**Exercise details:** In your copy, include every line of the listing below exactly but none of the pictures.
--- start of Available records ---
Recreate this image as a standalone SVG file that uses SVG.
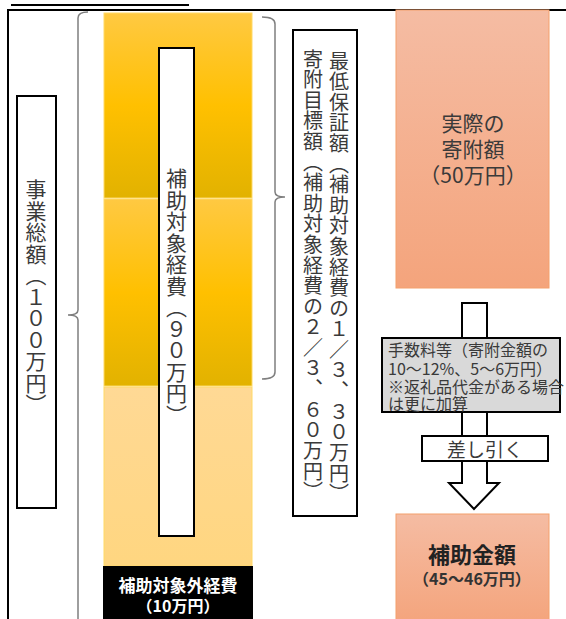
<svg xmlns="http://www.w3.org/2000/svg" width="566" height="619" viewBox="0 0 566 619">
<defs>
<linearGradient id="gold" x1="0" y1="0" x2="0" y2="1">
<stop offset="0" stop-color="#FFC942"/>
<stop offset="0.5" stop-color="#FFC000"/>
<stop offset="1" stop-color="#E2B200"/>
</linearGradient>
<linearGradient id="lightgold" x1="0" y1="0" x2="0" y2="1">
<stop offset="0" stop-color="#FFD995"/>
<stop offset="1" stop-color="#FFD680"/>
</linearGradient>
<linearGradient id="peach" x1="0" y1="0" x2="0" y2="1">
<stop offset="0" stop-color="#F5BCA3"/>
<stop offset="1" stop-color="#F4A47C"/>
</linearGradient>
</defs>
<style>
.t{font-family:"Noto Sans CJK JP","Noto Sans CJK SC",sans-serif;fill:#3a3a3a}
.v{writing-mode:vertical-rl;font-size:21px;letter-spacing:0.5px}
.box{fill:#fff;stroke:#000;stroke-width:2}
.br{fill:none;stroke:#7f7f7f;stroke-width:1.5}
.b{font-weight:bold}
.w{fill:#fff}
</style>
<rect width="566" height="619" fill="#fff"/>
<line x1="11" y1="5" x2="189" y2="5" stroke="#000" stroke-width="2"/>
<path d="M8,620 L8,10 L567,10" fill="none" stroke="#000" stroke-width="2"/>

<g id="connectors">
<path class="br" d="M88,12 Q78,12 78,18 L78,310 Q78,315 68,315 Q78,315 78,320 L78,620"/>
<path class="br" d="M262,17 Q275,17 275,24 L275,192 Q275,197 285,197 Q275,197 275,202 L275,372 Q275,379 262,379"/>
<polygon points="462,303 487,303 487,483 499,483 474,509 449,483 462,483" fill="#fff" stroke="#000" stroke-width="2"/>
</g>

<g id="gold-column">
<rect x="104" y="13" width="148" height="185" fill="url(#gold)" stroke="#FFD966" stroke-width="1"/>
<rect x="104" y="199" width="148" height="187" fill="url(#gold)" stroke="#FFD966" stroke-width="1"/>
<rect x="104" y="387" width="148" height="179" fill="url(#lightgold)" stroke="#FFD966" stroke-width="1"/>
</g>

<g id="total">
<rect class="box" x="17" y="96" width="39" height="412"/>
<text class="t v" x="36" y="179">事業総額（１００万円）</text>
</g>

<g id="eligible">
<rect class="box" x="159" y="48" width="35" height="488"/>
<text class="t v" x="176.5" y="168">補助対象経費（９０万円）</text>
</g>

<g id="target">
<rect class="box" x="293" y="30" width="64" height="486"/>
<text class="t v" x="339" y="51" style="font-size:20px;letter-spacing:0.6px">最低保証額（補助対象経費の１／３、３０万円）</text>
<text class="t v" x="313" y="49" style="font-size:20px;letter-spacing:0.6px">寄附目標額（補助対象経費の２／３、６０万円）</text>
</g>

<g id="actual">
<rect x="396" y="10" width="153" height="278" fill="url(#peach)" stroke="#F4A06C" stroke-width="1"/>
<text class="t" x="473" y="131" text-anchor="middle" font-size="21">実際の</text>
<text class="t" x="473" y="157" text-anchor="middle" font-size="21">寄附額</text>
<text class="t" x="473" y="183" text-anchor="middle" font-size="21">（50万円）</text>
</g>

<g id="fees">
<rect x="382" y="338" width="178" height="74" fill="#D9D9D9" stroke="#000" stroke-width="2"/>
<text class="t" font-size="16"><tspan x="388" y="356">手数料等（寄附金額の</tspan><tspan x="388" y="375">10～12%、5～6万円）</tspan><tspan x="388" y="393">※返礼品代金がある場合</tspan><tspan x="388" y="410">は更に加算</tspan></text>
</g>

<g id="subtract">
<rect class="box" x="422" y="436" width="126" height="25"/>
<text class="t" x="485" y="457" text-anchor="middle" font-size="19">差し引く</text>
</g>

<g id="subsidy">
<rect x="396" y="514" width="153" height="110" fill="url(#peach)" stroke="#F4A06C" stroke-width="1"/>
<text class="t b" x="472" y="563" text-anchor="middle" font-size="22" style="fill:#222">補助金額</text>
<text class="t b" x="472" y="585" text-anchor="middle" font-size="16" style="fill:#333">（45～46万円）</text>
</g>

<g id="non-eligible">
<rect x="103" y="566" width="150" height="56" fill="#000"/>
<text class="t b w" x="178" y="592" text-anchor="middle" font-size="17">補助対象外経費</text>
<text class="t b w" x="178" y="612" text-anchor="middle" font-size="16">（10万円）</text>
</g>
</svg>
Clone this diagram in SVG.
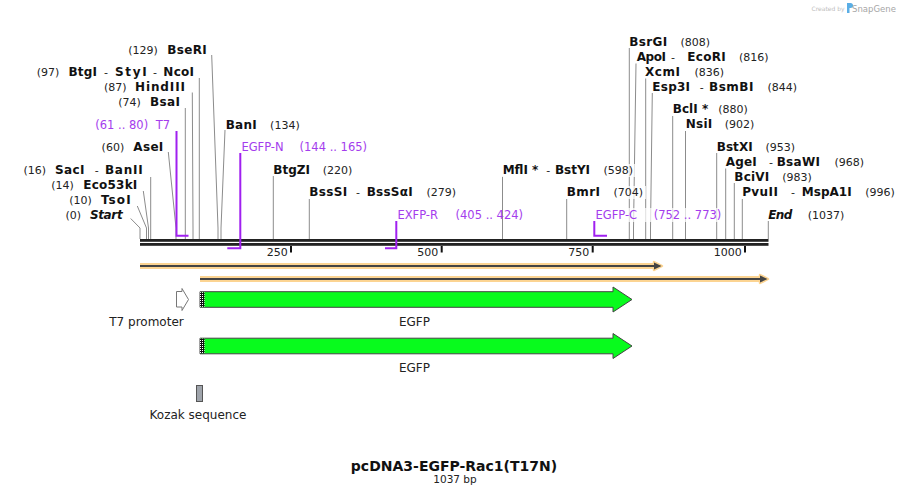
--- end of Available records ---
**Full response:**
Recreate this image as a standalone SVG file that uses SVG.
<svg xmlns="http://www.w3.org/2000/svg" width="566" height="619" viewBox="0 0 566 619">
<defs>
<linearGradient id="gold" x1="0" y1="0" x2="0" y2="1">
<stop offset="0" stop-color="#FFC942"/>
<stop offset="0.5" stop-color="#FFC000"/>
<stop offset="1" stop-color="#E2B200"/>
</linearGradient>
<linearGradient id="lightgold" x1="0" y1="0" x2="0" y2="1">
<stop offset="0" stop-color="#FFD995"/>
<stop offset="1" stop-color="#FFD680"/>
</linearGradient>
<linearGradient id="peach" x1="0" y1="0" x2="0" y2="1">
<stop offset="0" stop-color="#F5BCA3"/>
<stop offset="1" stop-color="#F4A47C"/>
</linearGradient>
</defs>
<style>
.t{font-family:"Noto Sans CJK JP","Noto Sans CJK SC",sans-serif;fill:#3a3a3a}
.v{writing-mode:vertical-rl;font-size:21px;letter-spacing:0.5px}
.box{fill:#fff;stroke:#000;stroke-width:2}
.br{fill:none;stroke:#7f7f7f;stroke-width:1.5}
.b{font-weight:bold}
.w{fill:#fff}
</style>
<rect width="566" height="619" fill="#fff"/>
<line x1="11" y1="5" x2="189" y2="5" stroke="#000" stroke-width="2"/>
<path d="M8,620 L8,10 L567,10" fill="none" stroke="#000" stroke-width="2"/>

<g id="connectors">
<path class="br" d="M88,12 Q78,12 78,18 L78,310 Q78,315 68,315 Q78,315 78,320 L78,620"/>
<path class="br" d="M262,17 Q275,17 275,24 L275,192 Q275,197 285,197 Q275,197 275,202 L275,372 Q275,379 262,379"/>
<polygon points="462,303 487,303 487,483 499,483 474,509 449,483 462,483" fill="#fff" stroke="#000" stroke-width="2"/>
</g>

<g id="gold-column">
<rect x="104" y="13" width="148" height="185" fill="url(#gold)" stroke="#FFD966" stroke-width="1"/>
<rect x="104" y="199" width="148" height="187" fill="url(#gold)" stroke="#FFD966" stroke-width="1"/>
<rect x="104" y="387" width="148" height="179" fill="url(#lightgold)" stroke="#FFD966" stroke-width="1"/>
</g>

<g id="total">
<rect class="box" x="17" y="96" width="39" height="412"/>
<text class="t v" x="36" y="179">事業総額（１００万円）</text>
</g>

<g id="eligible">
<rect class="box" x="159" y="48" width="35" height="488"/>
<text class="t v" x="176.5" y="168">補助対象経費（９０万円）</text>
</g>

<g id="target">
<rect class="box" x="293" y="30" width="64" height="486"/>
<text class="t v" x="339" y="51" style="font-size:20px;letter-spacing:0.6px">最低保証額（補助対象経費の１／３、３０万円）</text>
<text class="t v" x="313" y="49" style="font-size:20px;letter-spacing:0.6px">寄附目標額（補助対象経費の２／３、６０万円）</text>
</g>

<g id="actual">
<rect x="396" y="10" width="153" height="278" fill="url(#peach)" stroke="#F4A06C" stroke-width="1"/>
<text class="t" x="473" y="131" text-anchor="middle" font-size="21">実際の</text>
<text class="t" x="473" y="157" text-anchor="middle" font-size="21">寄附額</text>
<text class="t" x="473" y="183" text-anchor="middle" font-size="21">（50万円）</text>
</g>

<g id="fees">
<rect x="382" y="338" width="178" height="74" fill="#D9D9D9" stroke="#000" stroke-width="2"/>
<text class="t" font-size="16"><tspan x="388" y="356">手数料等（寄附金額の</tspan><tspan x="388" y="375">10～12%、5～6万円）</tspan><tspan x="388" y="393">※返礼品代金がある場合</tspan><tspan x="388" y="410">は更に加算</tspan></text>
</g>

<g id="subtract">
<rect class="box" x="422" y="436" width="126" height="25"/>
<text class="t" x="485" y="457" text-anchor="middle" font-size="19">差し引く</text>
</g>

<g id="subsidy">
<rect x="396" y="514" width="153" height="110" fill="url(#peach)" stroke="#F4A06C" stroke-width="1"/>
<text class="t b" x="472" y="563" text-anchor="middle" font-size="22" style="fill:#222">補助金額</text>
<text class="t b" x="472" y="585" text-anchor="middle" font-size="16" style="fill:#333">（45～46万円）</text>
</g>

<g id="non-eligible">
<rect x="103" y="566" width="150" height="56" fill="#000"/>
<text class="t b w" x="178" y="592" text-anchor="middle" font-size="17">補助対象外経費</text>
<text class="t b w" x="178" y="612" text-anchor="middle" font-size="16">（10万円）</text>
</g>
</svg>
Clone this diagram in SVG.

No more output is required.